Quote the listing in full, exactly as given, minus any pictures.
====
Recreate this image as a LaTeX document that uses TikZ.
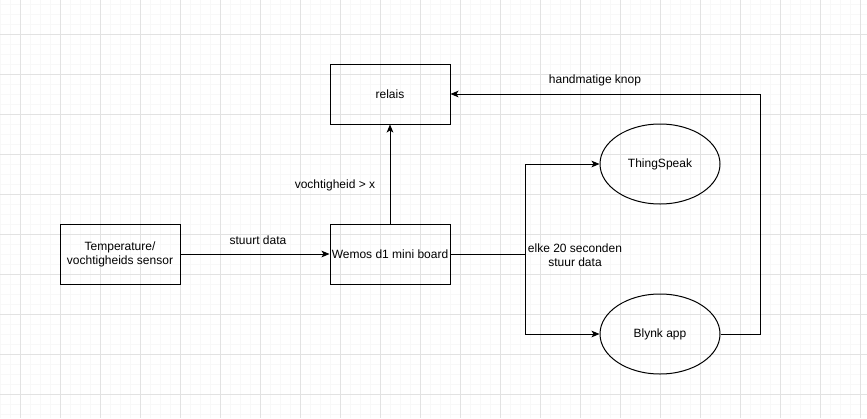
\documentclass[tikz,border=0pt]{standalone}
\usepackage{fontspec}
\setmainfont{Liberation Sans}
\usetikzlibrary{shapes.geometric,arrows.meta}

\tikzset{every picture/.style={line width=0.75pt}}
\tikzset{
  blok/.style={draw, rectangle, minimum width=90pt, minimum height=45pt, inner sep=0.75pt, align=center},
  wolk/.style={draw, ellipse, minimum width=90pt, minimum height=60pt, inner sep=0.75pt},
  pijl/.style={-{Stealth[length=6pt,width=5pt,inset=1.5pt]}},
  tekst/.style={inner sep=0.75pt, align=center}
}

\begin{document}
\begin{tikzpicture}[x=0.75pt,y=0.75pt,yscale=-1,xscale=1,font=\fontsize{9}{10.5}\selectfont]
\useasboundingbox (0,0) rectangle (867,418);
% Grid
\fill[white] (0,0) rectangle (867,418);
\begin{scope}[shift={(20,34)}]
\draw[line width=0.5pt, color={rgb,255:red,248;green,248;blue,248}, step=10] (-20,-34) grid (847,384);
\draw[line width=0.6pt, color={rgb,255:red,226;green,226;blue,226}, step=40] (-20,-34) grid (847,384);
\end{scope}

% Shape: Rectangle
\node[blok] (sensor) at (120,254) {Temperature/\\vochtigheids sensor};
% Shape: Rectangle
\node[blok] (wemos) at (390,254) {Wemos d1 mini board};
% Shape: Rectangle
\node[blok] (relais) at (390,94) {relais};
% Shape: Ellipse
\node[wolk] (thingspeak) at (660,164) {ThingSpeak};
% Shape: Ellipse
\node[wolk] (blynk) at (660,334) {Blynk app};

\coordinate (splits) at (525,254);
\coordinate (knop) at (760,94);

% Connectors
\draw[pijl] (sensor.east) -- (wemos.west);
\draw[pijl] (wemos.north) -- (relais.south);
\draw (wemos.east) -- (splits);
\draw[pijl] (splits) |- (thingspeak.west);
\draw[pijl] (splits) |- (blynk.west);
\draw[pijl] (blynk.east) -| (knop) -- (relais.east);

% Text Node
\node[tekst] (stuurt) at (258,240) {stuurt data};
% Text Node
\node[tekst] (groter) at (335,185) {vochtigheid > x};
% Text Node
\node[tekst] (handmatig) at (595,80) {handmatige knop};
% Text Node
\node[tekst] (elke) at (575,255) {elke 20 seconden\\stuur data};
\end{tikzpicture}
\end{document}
====
▶ **ANSWER TO THIS PROBLEM**:
Recreate this image as a LaTeX document that uses TikZ.
\documentclass[tikz,border=0pt]{standalone}
\usepackage{fontspec}
\setmainfont{Liberation Sans}
\usetikzlibrary{shapes.geometric,arrows.meta}

\tikzset{every picture/.style={line width=0.75pt}}
\tikzset{
  blok/.style={draw, rectangle, minimum width=90pt, minimum height=45pt, inner sep=0.75pt, align=center},
  wolk/.style={draw, ellipse, minimum width=90pt, minimum height=60pt, inner sep=0.75pt},
  pijl/.style={-{Stealth[length=6pt,width=5pt,inset=1.5pt]}},
  tekst/.style={inner sep=0.75pt, align=center}
}

\begin{document}
\begin{tikzpicture}[x=0.75pt,y=0.75pt,yscale=-1,xscale=1,font=\fontsize{9}{10.5}\selectfont]
\useasboundingbox (0,0) rectangle (867,418);
% Grid
\fill[white] (0,0) rectangle (867,418);
\begin{scope}[shift={(20,34)}]
\draw[line width=0.5pt, color={rgb,255:red,248;green,248;blue,248}, step=10] (-20,-34) grid (847,384);
\draw[line width=0.6pt, color={rgb,255:red,226;green,226;blue,226}, step=40] (-20,-34) grid (847,384);
\end{scope}

% Shape: Rectangle
\node[blok] (sensor) at (120,254) {Temperature/\\vochtigheids sensor};
% Shape: Rectangle
\node[blok] (wemos) at (390,254) {Wemos d1 mini board};
% Shape: Rectangle
\node[blok] (relais) at (390,94) {relais};
% Shape: Ellipse
\node[wolk] (thingspeak) at (660,164) {ThingSpeak};
% Shape: Ellipse
\node[wolk] (blynk) at (660,334) {Blynk app};

\coordinate (splits) at (525,254);
\coordinate (knop) at (760,94);

% Connectors
\draw[pijl] (sensor.east) -- (wemos.west);
\draw[pijl] (wemos.north) -- (relais.south);
\draw (wemos.east) -- (splits);
\draw[pijl] (splits) |- (thingspeak.west);
\draw[pijl] (splits) |- (blynk.west);
\draw[pijl] (blynk.east) -| (knop) -- (relais.east);

% Text Node
\node[tekst] (stuurt) at (258,240) {stuurt data};
% Text Node
\node[tekst] (groter) at (335,185) {vochtigheid > x};
% Text Node
\node[tekst] (handmatig) at (595,80) {handmatige knop};
% Text Node
\node[tekst] (elke) at (575,255) {elke 20 seconden\\stuur data};
\end{tikzpicture}
\end{document}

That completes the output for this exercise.